In the first few days, I was way too involved with looking and snapping photos to consider restaurant eating an viable option. Instead, I was gripped with the traveler’s compulsion to see MORE MORE MORE and sitting in one place for more than half an hour wasn’t going to accomplish that goal. My stomach growled and Istanbul replied with an army of food carts on the corner of every mosque, which for a city that has a mosque a minute, is quite a few. The ubquitious grilled corn and seasame encrusted bread rings didn’t entice me since I’d been spoiled by the Mexican corn at Maxwell street slathered in butter and spices. The Turkish corn just looked so forlorn and barren compared to the calorie nightmare I usually enjoy.
I followed the tram tracks out of Sultanahmet and, either by sheer force of will or by the gravity of a downward decline, the Bosphorous pulled me towards the Galata bridge, an activity that was high on the “To Do In Istanbul” list. All the reading I had done about the fish markets near Galata bridge mentioned the fish sandwiches. What they didn’t mention was the high pressure salesmanship that made buying a sandwich like wandering through a used-car lot with hundred dollar bills sticking out my pockets.
I guess the difference between the locals and the visitors is that the tourists fall prey to the highly aggressive waiters while the locals fish for their own damn fish sandwiches. While the balik ekmek was satisfying, it was almost too simple in its combination of bread, greens, onions and grilled fish. I kept craving some sort of creamy or lemony counterpart.
Nevertheless, I enjoyed my balik ekmek and imagined that not only twelve hours earlier, that fish was probably enjoying a nice swim in the Sea of Marmara. While the Galata bridge isn’t the prettiest bridge in the world, it does house an entire strip of restaurants in its belly, which makes for an interesting, if stressful walk.
My second sandwich was in the Beyoglu district right off İstiklal Caddesi, in the most elegant ”fish market” I’ve ever seen, the Balık Pazarı. Maybe many years ago, Balık Pazarı was a smelly, noisy fish market, but what I encountered were table-clothed restaurants, elegant indoor malls and another tasty sandwich encounter: the fried mussel sandwich.
Instead of loading up on bread, this 2.5 YTL sandwich had nicely seasoned, freshly fried mussels with the perfect cream sauce. Standing next to us, there was a woman steadily making a formidable pile of mussel shells. The stuffed mussels were selling for 0.50 YTL and with her large Russian looking boyfriend paying, girlfriend was making a killing in shells.

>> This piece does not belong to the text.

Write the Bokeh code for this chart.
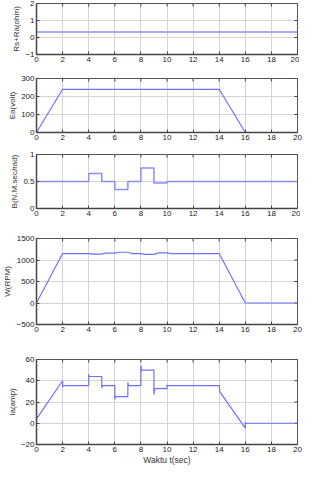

When I hit the Egyptian Market, or the Spice Market in Eminönü, I discovered Turkish pizza, or pide.
While you could get pide with cheese, I love the version I kept ordering over and over again—a mixture of crumbled lamb, tomatoes, and herbs. I didn’t think I could find New Haven style pizza in the middle of Istanbul, but this tasted alarmingly similar to my best experiences at Piece.
Walking around the bazaar afterward, I kept noticing the flippy tricks the dondurma (ice cream) man was doing with his spatula. Turkish ice cream is made with goat’s milk, thickened with salep and stuck firmly to just about anything. After being easily upsold to five scoops of dondurma, I decided that chewy ice cream wasn’t really my thing. While the chewiness of the ice cream was novel, salep gave had a weird after taste and didn’t win any flavor points with me.
I did manage to eat full restaurant meals in Istanbul, but it wasn’t until Joanne, Susie, and Crystal arrived that I finally abandoned my itinerant eating, more on that later.